– Etelvina S. Ferreira
Linguagem Erudita e Linguagem Popular são dois aspetos da linguagem que se relacionam com a classe social. Estão diretamente ligadas ao estrato social em que o indivíduo se insere e ao respetivo grau de escolaridade: “ Diz-me como falas e dir-te-ei quem és”.
A linguagem erudita é a usada na escrita e considera-se de maior prestígio, refletindo o nível de cultura do falante, enquanto a linguagem popular é mais informal sendo usada em situações coloquiais.
William Labov , um conhecido linguista dos Estados Unidos da América, diz: ”…a linguagem popular, de pessoas menos escolarizadas e de classe social mais baixa, tem uma grande concisão, limpeza verbal e maior rapidez, enquanto a linguagem erudita, usada por pessoas de classe social mais elevada e mais escolarizadas é complexa, com superabundância de palavras e com mistura expressiva… Não deverão, portanto, existir preconceitos quanto à primeira visto as duas serem usadas em situações e contextos diferentes…”

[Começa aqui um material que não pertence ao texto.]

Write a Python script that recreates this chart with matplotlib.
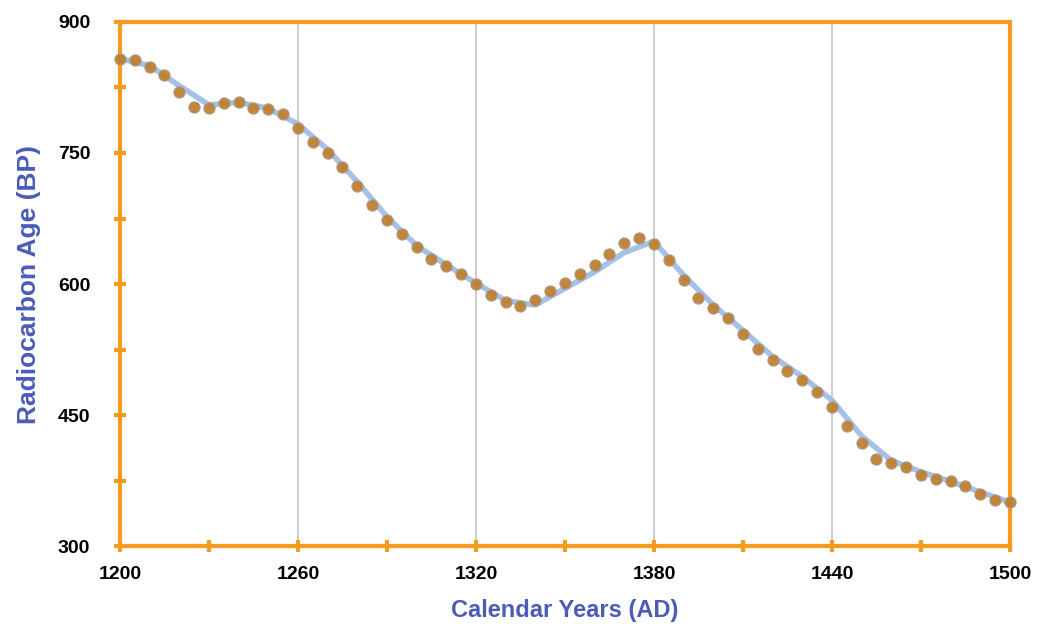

Rui Barbosa (1849/1923) – Escritor brasileiro, grande estadista e humanista, conhecido pela sua prosa arrevesada ganhou fama popular pelas suas palavras eruditas e pouco comuns no vocabulário dito normal. Estas são dois exemplos das histórias que se contam:
1 – Rui Barbosa vivia numa casa de dois pisos numa aldeia brasileira. O quarto de dormir ficava no primeiro andar e em frente à casa havia um terraço cercado, com galinhas, perus, galinhas de Angola, faisões, patos e outras aves.
Uma noite, pelas duas da manhã, ele ouviu um enorme cacarejar, vestiu o roupão e veio à varanda ver o que se passava.
Assim que acendeu o holofote avistou lá em baixo um homem com aves debaixo do braço que olhava para ele espantado.
– Ó bucéfalo,- disse Rui – não é pelo valor integro dos bípedes e dos palmípedes, mas sim pelo ato sorrateiro de galgares os umbrais da minha residência. Se o fazes por necessidade transijo, mas, se tu o fazes para gozares da minha prosopopeia de homem digno te darei com a minha bengala fosfórica no áudio da tua sinagoga, ou melhor, reduzir-te-ei a zero, seu ladrão!
– Mas como é, “Seu Rui”, eu posso levar o frango ou não? – Interpela o ladrão.
2 – Rui Barbosa chega junto ao rio onde havia uma valsa amarrada a um tronco e junto a ela estava um negro atlético, que era o remador. Rui, apoiado na bengala, dirigiu-se a ele:
– Ó nobre etíope de estatura avantajada! Quanto queres de remuneração pecuniária para trasladar meu indelével corpo deste polo para aquele hemisfério? Peço-te que uses de magnanimidade ao fazer o cômputo da remuneração monetária a que tendes direito, porque apesar da sisudez da minha indumentária estou longe de ser um nababo ou potentado, e não disponho de lastro fiduciário para fazer frente a um débito de maiores proporções.
O barqueiro, espantado, disse algo como: “ O Senhor está a falar inglês?”
Logo Rui tornou de imediato:
– Ah! Aborígene de mentalidade incúria! Se o dizes por mera ignorância intrínseca ao teu ser, e por falta de luzes civilizatórias auferidas na mais tenra infância, então transijo. Mas se pretendes menoscabar a minha alta prosopopeia, despegar-te-ei um golpe com meu poderoso básculo, que irá fender a tua caixa craniana e espalhar pela paisagem a massa encefálica de que não fazes uso, produzindo um ribombo tão ensurdecedor que fará estremecer o entroncamento das sequoias e afoguentará para sempre as aves migratórias deste meridiano.
– Ó senhor, eu não quero ir ao cemitério. Eu cá não transporto estrangeiros. Se quiser atravessar tem de ir mais longe procurar outra embarcação.
À semelhança de Bocage ele é hoje recordado, no Brasil, através de pequenas histórias que não terão outro efeito senão provocar o riso e que são apenas uma crítica à dita linguagem erudita, tão fora de uso nos tempos que correm.